Depuis la proclamation de l'armistice le 11 novembre 1918, la perspective d'un retour au foyer des mobilisés, prisonniers et réfugiés suscite un immense espoir dans les familles. Après quatre années de conflit et de sacrifice, parents et enfants se réjouissent de pouvoir célébrer un premier Noël de paix ; mais, en pratique, tout reste à faire.
On entre en effet dans une phase complexe d'organisation du rapatriement des millions de soldats, en France aussi bien que dans les colonies, sans omettre les réfugiés et les prisonniers. Au-delà des désordres et dispositions auxquels il doit faire face, le gouvernement français considère que la paix avec l'Allemagne n'est pas encore signée et qu'il convient de conserver une armée puissante en guise de pression. Il retient ainsi ses troupes durant les négociations qui conduisent à la signature du traité de Versailles le 28 juin 1919 ; le décret de démobilisation ne sera effectif qu'à partir du 14 octobre suivant.
Dans un contexte aussi sensible, le rôle des œuvres reste prépondérant. C'est ainsi que le comité central des réfugiés du Pas-de-Calais peut organiser, le 25 décembre, une distribution de jouets et de friandises à la mairie du Xe arrondissement de Paris, pour 2 000 enfants de 4 à 11 ans.
Le Noël de la victoire
Noël que l'on considère comme la plus douce fête de l'année, évoque l'Enfant-Dieu né pauvre, couché dans une étable.
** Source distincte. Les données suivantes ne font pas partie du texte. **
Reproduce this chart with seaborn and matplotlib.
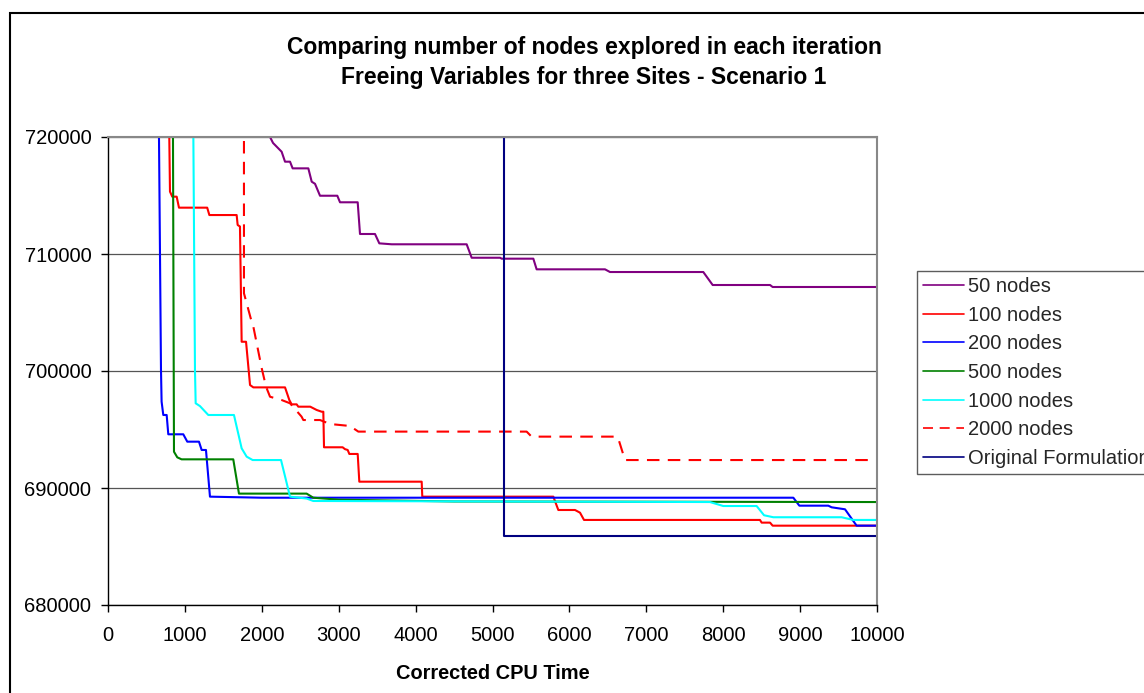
import matplotlib
matplotlib.use("Agg")
import matplotlib.pyplot as plt
from matplotlib.patches import Rectangle
from matplotlib.ticker import FuncFormatter
import seaborn as sns
import pandas as pd

# ---- data: (CPU time, nodes explored) step traces per configuration ----
n50_x = [2060, 2107, 2146, 2258, 2302, 2367, 2401, 2605, 2649, 2692, 2757, 2982, 3017, 3247,
         3277, 3472, 3528, 3689, 4664, 4729, 5098, 5120, 5531, 5574, 6463, 6528, 7741, 7863,
         8609, 8643, 10000]
n50_y = [720700, 720000, 719490, 718740, 717890, 717890, 717320, 717320, 716180, 716000, 714980,
         714980, 714420, 714420, 711710, 711710, 710910, 710830, 710830, 709680, 709680, 709600,
         709600, 708690, 708690, 708460, 708460, 707350, 707350, 707180, 707180]

n100_x = [790, 797, 806, 836, 893, 923, 1290, 1318, 1673, 1686, 1716, 1738, 1795, 1847, 1890,
          2302, 2358, 2388, 2453, 2475, 2630, 2713, 2778, 2800, 2809, 3051, 3082, 3117, 3138,
          3247, 3268, 4079, 4087, 5791, 5856, 6073, 6138, 6190, 8478, 8500, 8609, 8643, 10000]
n100_y = [722000, 720000, 715330, 714900, 714900, 713960, 713960, 713330, 713330, 712480, 712350,
          702500, 702500, 698800, 698600, 698600, 697520, 697150, 697150, 696950, 696950, 696670,
          696520, 696520, 693480, 693480, 693320, 693250, 692910, 692910, 690540, 690540, 689260,
          689260, 688120, 688120, 687890, 687270, 687270, 687040, 687040, 686780, 686780]

n200_x = [655, 663, 689, 697, 719, 763, 784, 979, 1031, 1183, 1218, 1274, 1326, 2000, 8912,
          8990, 9367, 9410, 9584, 9735, 10000]
n200_y = [725000, 720000, 700090, 697380, 696240, 696240, 694590, 694590, 693960, 693960, 693250,
          693250, 689260, 689170, 689170, 688490, 688490, 688350, 688180, 686780, 686780]

n500_x = [835, 845, 858, 901, 957, 1629, 1703, 2583, 2669, 3000, 4500, 10000]
n500_y = [725000, 720000, 693100, 692620, 692450, 692450, 689520, 689520, 689170, 689000, 688850,
          688800]

n1000_x = [1105, 1110, 1131, 1140, 1196, 1304, 1638, 1738, 1803, 1881, 2250, 2367, 2583, 2669,
           7828, 8001, 8435, 8531, 8652, 9540, 9692, 10000]
n1000_y = [725000, 720000, 700090, 697240, 697000, 696240, 696240, 693390, 692680, 692390, 692390,
           689260, 689100, 688890, 688800, 688460, 688460, 687670, 687500, 687500, 687270, 687270]

n2000_x = [1768, 1768, 1780, 1856, 1890, 1999, 2055, 2107, 2258, 2367, 2517, 2540, 2757, 2887,
           3147, 3255, 5444, 5508, 6615, 6637, 6723, 10000]
n2000_y = [725000, 706640, 706350, 704500, 703790, 700230, 698660, 697800, 697520, 697240, 696100,
           695810, 695810, 695470, 695300, 694820, 694820, 694390, 694390, 694200, 692390, 692390]

orig_x = [5150, 5150, 10000]
orig_y = [740000, 685930, 685930]

series_names = ["50 nodes", "100 nodes", "200 nodes", "500 nodes", "1000 nodes", "2000 nodes",
                "Original Formulation"]
x_ticks = list(range(0, 10001, 1000))
y_ticks = [680000, 690000, 700000, 710000, 720000]

# ---- styling ----
sns.set_theme(style="white")
plt.rcParams["font.family"] = ["Liberation Sans", "DejaVu Sans"]

fig = plt.figure(figsize=(11.44, 6.93), dpi=100)
ax = fig.add_axes([108 / 1144, 1 - 605 / 693, (877 - 108) / 1144, (605 - 137) / 693])

styles = [
    ("#800080", "-"),
    ("#FF0000", "-"),
    ("#0000FF", "-"),
    ("#008000", "-"),
    ("#00FFFF", "-"),
    ("#FF0000", "--"),
    ("#000080", "-"),
]
xs = [n50_x, n100_x, n200_x, n500_x, n1000_x, n2000_x, orig_x]
ys = [n50_y, n100_y, n200_y, n500_y, n1000_y, n2000_y, orig_y]

for name, sx, sy, (col, ls) in zip(series_names, xs, ys, styles):
    df = pd.DataFrame({"t": sx, "v": sy})
    line_kw = dict(dashes=(6, 4)) if ls == "--" else {}
    sns.lineplot(data=df, x="t", y="v", ax=ax, color=col, linewidth=1.5, sort=False,
                 estimator=None, label=name, **line_kw)

ax.set_xlim(0, 10000)
ax.set_ylim(680000, 720000)
ax.set_xticks(x_ticks)
ax.set_yticks(y_ticks)
ax.yaxis.set_major_formatter(FuncFormatter(lambda v, p: f"{int(v)}"))
ax.xaxis.set_major_formatter(FuncFormatter(lambda v, p: f"{int(v)}"))
ax.tick_params(axis="both", which="major", direction="out", length=5, width=1,
               color="black", labelsize=14.5, labelcolor="black", left=True, bottom=True)
ax.tick_params(axis="y", pad=7)
ax.tick_params(axis="x", pad=10)

ax.yaxis.grid(True, color="#555555", linewidth=0.9)
ax.xaxis.grid(False)
ax.set_axisbelow(True)
for side in ("left", "bottom"):
    ax.spines[side].set_color("black")
    ax.spines[side].set_linewidth(1.0)
for side in ("top", "right"):
    ax.spines[side].set_color("#888888")
    ax.spines[side].set_linewidth(1.5)

ax.set_ylabel("")
ax.set_xlabel("Corrected CPU Time", fontsize=14.4, fontweight="bold", color="black", labelpad=14)

fig.text(584 / 1144, 1 - 54 / 693, "Comparing number of nodes explored in each iteration",
         ha="center", va="baseline", fontsize=16.5, fontweight="bold", color="black")
fig.text(584 / 1144, 1 - 84 / 693, "Freeing Variables for three Sites - Scenario 1",
         ha="center", va="baseline", fontsize=16.5, fontweight="bold", color="black")

leg = ax.legend(loc="upper left", bbox_to_anchor=(917 / 1144, 1 - 271 / 693),
                bbox_transform=fig.transFigure, frameon=True, fancybox=False,
                fontsize=14.5, handlelength=2.05, handletextpad=0.2, labelspacing=0.48,
                borderpad=0.3, borderaxespad=0)
leg.get_frame().set_edgecolor("#333333")
leg.get_frame().set_linewidth(1.0)
for h in leg.get_lines():
    h.set_linewidth(1.2)

# outer chart frame, open past the right and bottom edges
fig.patches.append(Rectangle((10 / 1144, -0.2), 1.5, 1.2 - 12.5 / 693, transform=fig.transFigure,
                             fill=False, edgecolor="black", linewidth=1.5, clip_on=False))

fig.savefig("out.png", dpi=100)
Elle éveille notre attention sur les pauvres réfugiés, ces sans-gîte, ces ruinés, ces victimes de la guerre et nous oblige à réfléchir au triste sort de ces miséreux.
Ah ! sont nombreux ces gens aisés ne connaissant rien des horreurs de la guerre qui en ce jour, après examen de la situation de nos malheureux compatriotes, peuvent reconnaître combien ils sont peu compatissants aux misères qui pèsent sur ces braves gens et avouer qu'ils oublient le devoir de fraternelle solidarité qui veut que l'on aide ceux que l'adversité atteint.
Le comité central des réfugiés du Pas-de-Calais, lui, dont on connaît la bienveillante sympathie pour les réfugiés, a tenu à fêter le Noël de la Victoire et à y associer nos enfants.
Mercredi après-midi, près de 2 000 petits réfugiés accompagnés de leurs parents, sont passés dans le grand salon de la mairie du Xe arrondissement à Paris pour y recevoir des jouets et des friandises.
Dépeindre la joie des enfants qui depuis quatre ans sont privés de douceurs, montrer la reconnaissance des parents, sont choses impossibles.
Il fallait entendre cette mère s'écrier dans son patois artésien : Merci, Môssieu le Président, l'année qui vient étant dins nous villache et j' pins'rai à vous.
Voilà de braves gens qu'on doit aider autant que faire se peut.
Bulletin des réfugiés du Pas-de-Calais, dimanche 29 décembre 1918. Archives départementales du Pas-de-Calais, PF 121/2.